Audio can be great. You know what makes audio even better? When you can hear it! I know, duh, right? And for now, I’m not talking about when our sounds get muted. That is a whole other problem. Today, I’m going to talk about the times the audio gets lost behind… even more audio.
Recently, I played all the way through a game, and the mix was great. I listened to this game for hours and hours as I found each point marked on the map, did each side mission, and played my way through the main story. The music they chose was engaging, the voice over work was on point, and the sound effects were well done; they all made sense. Imagine my disappointment when I got to the final scene, where a long monologue took place that wrapped up the whole game… and I couldn’t hear it! The audio settings, which had been perfect the whole game were failing me in these last moments I got to spend with these characters. The music was turned up to 10 to make it punch. The sound effects were turned up to 10 to let us know that there was tension. And the big bad guy was wrapping up the whole story in his dramatic monologue. And the result was an unintelligible wall of sound. I had to go into settings at the last minute, turn the SFX and music down by half, and turn on the subtitles just in case. It took me out of what should have been a great moment in the story.

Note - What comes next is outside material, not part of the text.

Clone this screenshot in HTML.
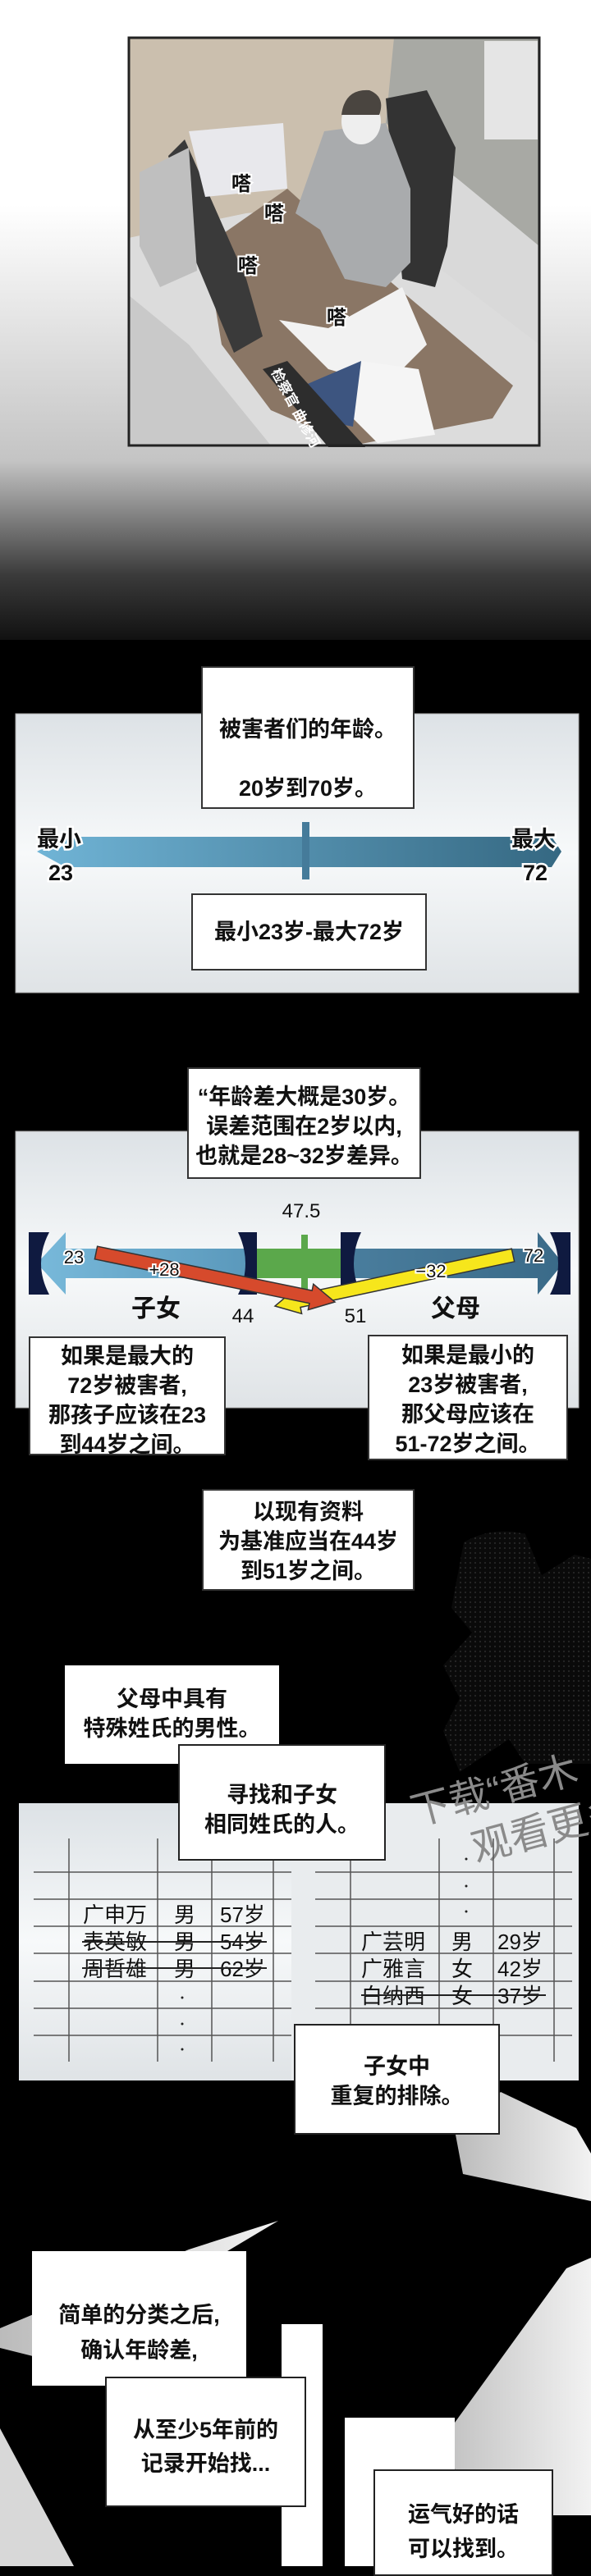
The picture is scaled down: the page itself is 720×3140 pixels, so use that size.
<!DOCTYPE html>
<html><head><meta charset="utf-8">
<style>
*{margin:0;padding:0;box-sizing:border-box}
body{width:720px;height:3128px;position:relative;overflow:hidden;background:#000;font-family:"Liberation Sans","Noto Sans CJK SC",sans-serif;color:#111}
.bx{position:absolute;background:#fff;border:2px solid #333;text-align:center;font-size:27px;line-height:36px;white-space:nowrap;font-weight:bold}
svg{position:absolute;left:0;top:0}
</style></head><body>
<svg width="720" height="3128" viewBox="0 0 720 3128" font-family="Liberation Sans, Noto Sans CJK SC, sans-serif">
<defs>
<linearGradient id="bg" x1="0" y1="0" x2="0" y2="1">
<stop offset="0" stop-color="#fff"/><stop offset="0.32" stop-color="#fff"/><stop offset="0.72" stop-color="#c4c4c4"/><stop offset="0.9" stop-color="#3a3a3a"/><stop offset="1" stop-color="#111"/></linearGradient>
<linearGradient id="pan" x1="0" y1="0" x2="0" y2="1"><stop offset="0" stop-color="#dde2e6"/><stop offset="0.5" stop-color="#f7f9fa"/><stop offset="1" stop-color="#dfe3e6"/></linearGradient>
<linearGradient id="blue" x1="0" y1="0" x2="1" y2="0"><stop offset="0" stop-color="#70b4d6"/><stop offset="1" stop-color="#356882"/></linearGradient>
<linearGradient id="lb" x1="0" y1="0" x2="1" y2="0"><stop offset="0" stop-color="#78b9da"/><stop offset="1" stop-color="#5a98bb"/></linearGradient>
<linearGradient id="db" x1="0" y1="0" x2="1" y2="0"><stop offset="0" stop-color="#4a7e9e"/><stop offset="1" stop-color="#3a6a88"/></linearGradient>
<linearGradient id="gr" x1="0" y1="0" x2="1" y2="0"><stop offset="0" stop-color="#bbb"/><stop offset="1" stop-color="#f2f2f2"/></linearGradient>
<pattern id="dots" width="6" height="6" patternUnits="userSpaceOnUse"><rect width="6" height="6" fill="#0a0a0a"/><circle cx="3" cy="3" r="1.1" fill="#262626"/></pattern>
</defs>
<rect x="0" y="0" width="720" height="780" fill="url(#bg)"/>
<g>
<rect x="157" y="46" width="500" height="497" fill="#d9d9d9"/>
<polygon points="157,46 500,46 480,150 420,250 300,260 157,290" fill="#cbbfae"/>
<polygon points="480,46 657,46 657,300 560,220 470,150" fill="#a8a9a4"/>
<rect x="590" y="50" width="65" height="120" fill="#e5e5e5"/>
<polygon points="157,290 300,260 420,250 500,300 657,420 657,543 157,543" fill="#dcdcdc"/>
<polygon points="157,360 230,420 330,543 157,543" fill="#c9c9c9"/>
<polygon points="250,300 350,230 460,330 625,470 600,510 430,543 330,500 270,420" fill="#8a7665"/>
<polygon points="470,120 520,110 555,180 545,300 530,350 490,340" fill="#333"/>
<polygon points="395,160 470,150 500,230 500,320 470,350 420,340 390,280 360,260" fill="#a9abad"/>
<ellipse cx="440" cy="148" rx="24" ry="28" fill="#eee"/>
<path d="M416,140 Q420,108 450,110 Q470,118 462,140 Z" fill="#4a4540"/>
<polygon points="205,190 225,170 300,340 320,410 285,430 235,310" fill="#3a3a3a"/>
<polygon points="230,160 345,150 350,230 250,240" fill="#e8e8ec"/>
<polygon points="170,210 230,180 240,330 195,350 170,300" fill="#bfbfbf"/>
<polygon points="340,390 400,400 490,350 520,420 470,470 400,450" fill="#f2f2f2"/>
<polygon points="440,440 510,450 530,530 460,540 420,500" fill="#f5f5f5"/>
<polygon points="370,470 440,440 430,520 380,510" fill="#3d5580"/>
<polygon points="320,450 350,440 445,545 400,545" fill="#2d2d2d"/>
<rect x="157" y="46" width="500" height="497" fill="none" stroke="#222" stroke-width="3"/>
<g font-size="24" font-weight="bold" fill="#111" stroke="#fff" stroke-width="4" paint-order="stroke">
<text x="282" y="232">嗒</text><text x="322" y="268">嗒</text><text x="290" y="332">嗒</text><text x="398" y="395">嗒</text></g>
<text x="0" y="0" font-size="17" fill="#fff" font-weight="bold" transform="translate(330,453) rotate(62)">检察官 曲修河</text>
</g>
<rect x="19" y="870" width="686" height="340" fill="url(#pan)" stroke="#aaa"/>
<polygon points="80,1020 672,1020 684,1038 672,1057 80,1057 45,1038" fill="url(#blue)"/>
<rect x="368" y="1002" width="9" height="70" fill="#457b9a"/>
<g font-size="27" font-weight="bold" fill="#111" stroke="#fff" stroke-width="5" paint-order="stroke" text-anchor="middle">
<text x="72" y="1032">最小</text><text x="74" y="1073">23</text>
<text x="650" y="1032">最大</text><text x="652" y="1073">72</text></g>
<rect x="19" y="1379" width="686" height="337" fill="url(#pan)" stroke="#aaa"/>
<polygon points="80,1522 305,1522 305,1558 80,1558 80,1578 45,1540 80,1502" fill="url(#lb)"/>
<rect x="313" y="1522" width="102" height="36" fill="#5ba84b"/>
<rect x="367" y="1505" width="8" height="70" fill="#5ba84b"/>
<polygon points="415,1522 655,1522 655,1502 686,1540 655,1578 655,1558 415,1558" fill="url(#db)"/>
<g fill="#0f1a40">
<path d="M35,1502 L60,1502 Q40,1540 60,1578 L35,1578 Z"/>
<path d="M313,1502 L290,1502 Q308,1540 290,1578 L313,1578 Z"/>
<path d="M415,1502 L440,1502 Q422,1540 440,1578 L415,1578 Z"/>
<path d="M695,1502 L670,1502 Q690,1540 670,1578 L695,1578 Z"/></g>
<polygon points="626.7,1537.8 366,1593.5 367.6,1601.3 335,1592 361,1570.1 362.6,1577.9 623.3,1522.2" fill="#f6e61c" stroke="#333" stroke-width="1.5"/>
<polygon points="118.6,1519.2 380.2,1573.1 381.8,1565.2 408,1587 375.4,1596.6 377,1588.7 115.4,1534.8" fill="#d64a2c" stroke="#333" stroke-width="1.5"/>
<g font-size="22" fill="#111" stroke="#fff" stroke-width="4" paint-order="stroke" text-anchor="middle">
<text x="90" y="1540">23</text><text x="650" y="1538">72</text>
<text x="200" y="1555">+28</text><text x="525" y="1557">−32</text></g>
<g font-size="24" fill="#111" text-anchor="middle">
<text x="367" y="1484">47.5</text><text x="296" y="1612">44</text><text x="433" y="1612">51</text></g>
<g font-size="30" font-weight="bold" fill="#111" text-anchor="middle"><text x="190" y="1605">子女</text><text x="555" y="1605">父母</text></g>
<path d="M565,1880 Q600,1860 640,1870 L660,1920 L700,1895 L720,1900 L720,2150 L640,2150 L620,2120 L560,2160 L540,2110 L560,2070 L540,2030 L575,1990 L550,1960 Z" fill="url(#dots)"/>
<rect x="23" y="2198" width="682" height="338" fill="#e9ecee"/>
<rect x="23" y="2198" width="332" height="338" fill="url(#pan)"/>
<g font-size="48" fill="#8a8a8a" transform="rotate(-15 600 2190)"><text x="500" y="2200">下载“番木</text><text x="560" y="2262">观看更多</text></g>
<g stroke="#555" stroke-width="1.5">
<path d="M41,2282H355M41,2315H355M41,2348H355M41,2381H355M41,2415H355M41,2448H355M41,2481H355"/>
<path d="M84,2241V2513M192,2241V2513M258,2241V2513M333,2241V2513"/>
<path d="M384,2282H697M384,2315H697M384,2348H697M384,2381H697M384,2415H697M384,2448H697M384,2481H697"/>
<path d="M427,2241V2513M535,2241V2513M601,2241V2513M675,2241V2513"/>
</g>
<g font-size="26" fill="#111">
<text x="101" y="2343">广申万</text><text x="212" y="2343">男</text><text x="268" y="2343">57岁</text>
<text x="101" y="2376">表英敏</text><text x="212" y="2376">男</text><text x="268" y="2376">54岁</text>
<text x="101" y="2409">周哲雄</text><text x="212" y="2409">男</text><text x="268" y="2409">62岁</text>
<text x="440" y="2376">广芸明</text><text x="550" y="2376">男</text><text x="606" y="2376">29岁</text>
<text x="440" y="2409">广雅言</text><text x="550" y="2409">女</text><text x="606" y="2409">42岁</text>
<text x="440" y="2442">白纳西</text><text x="550" y="2442">女</text><text x="606" y="2442">37岁</text></g>
<g stroke="#222" stroke-width="2"><path d="M100,2367H325M100,2399H325M440,2432H665"/></g>
<g fill="#222"><circle cx="222" cy="2435" r="1.5"/><circle cx="222" cy="2467" r="1.5"/><circle cx="222" cy="2498" r="1.5"/>
<circle cx="568" cy="2266" r="1.5"/><circle cx="568" cy="2299" r="1.5"/><circle cx="568" cy="2330" r="1.5"/></g>
<rect x="610" y="2536" width="110" height="60" fill="#000"/>
<polygon points="610,2550 702,2594 720,2625 720,2683 564,2650 555,2602" fill="url(#gr)"/>
<polygon points="339,2707 230,2742 0,2838 0,2862 40,2872 200,2790" fill="url(#gr)"/>
<polygon points="690,2765 720,2752 720,3066 674,3066 674,3010 555,3010 520,3000" fill="url(#gr)"/>
<polygon points="0,2960 90,3128 0,3128" fill="#d8d8d8"/>
<rect x="343" y="2833" width="50" height="295" fill="#fff"/>
<rect x="420" y="2947" width="134" height="181" fill="#fff"/>
</svg>

<div class="bx" style="left:245px;top:812px;width:260px;height:174px;padding-top:39px;line-height:72px">被害者们的年龄。<br>20岁到70岁。</div>
<div class="bx" style="left:233px;top:1089px;width:287px;height:94px;padding-top:27px">最小23岁-最大72岁</div>
<div class="bx" style="left:228px;top:1301px;width:285px;height:136px;padding-top:16px">“年龄差大概是30岁。<br>误差范围在2岁以内,<br>也就是28~32岁差异。</div>
<div class="bx" style="left:35px;top:1629px;width:240px;height:145px;padding-top:4px">如果是最大的<br>72岁被害者,<br>那孩子应该在23<br>到44岁之间。</div>
<div class="bx" style="left:448px;top:1627px;width:244px;height:153px;padding-top:5px">如果是最小的<br>23岁被害者,<br>那父母应该在<br>51-72岁之间。</div>
<div class="bx" style="left:246px;top:1815px;width:259px;height:124px;padding-top:8px">以现有资料<br>为基准应当在44岁<br>到51岁之间。</div>
<div class="bx" style="left:79px;top:2030px;width:261px;height:120px;padding-top:23px;border:none">父母中具有<br>特殊姓氏的男性。</div>
<div class="bx" style="left:217px;top:2126px;width:253px;height:142px;padding-top:42px;border-color:#222">寻找和子女<br>相同姓氏的人。</div>
<div class="bx" style="left:358px;top:2467px;width:251px;height:135px;padding-top:32px;border-color:#222">子女中<br>重复的排除。</div>
<div class="bx" style="left:39px;top:2744px;width:261px;height:164px;padding-top:57px;border:none;line-height:43px">简单的分类之后,<br>确认年龄差,</div>
<div class="bx" style="left:128px;top:2897px;width:245px;height:159px;padding-top:43px;border-color:#222;line-height:41px">从至少5年前的<br>记录开始找...</div>
<div class="bx" style="left:455px;top:3010px;width:219px;height:130px;padding-top:32px;border-color:#222;line-height:42px">运气好的话<br>可以找到。</div>
</body></html>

This does not have to happen.
I repeat, this does not have to happen, yet it is an all too common occurrence. The tension is high, and putting the volume to the max seems like the best way to express that. But don’t let your sound get in the way of your audio mix.
Try building up the SFX and music leading into your big moment, and then, as focus shifts to the monologue, drop them to almost nothing. Let tensions build from that drop in volume.
Using that sudden break in sound to make the audience pay attention, to wonder what is about to happen, can really make your mix.
Don’t think this sounds realistic? Think about a time you may have been in danger or had a reason to be hyper-alert. Remember how everything that was not important seemed to drift away and for a moment you were superhuman, able to focus on what mattered most. Use that sensation in your mix.
Bring that hyper-awareness to your character, and let your audience enjoy what they should be hearing, and not a wall of sounds that will only pull them out of the amazing experience you are making for them.
You have created a brilliant soundscape. Take the time to mix it so that the audience can enjoy all of the great sounds you created.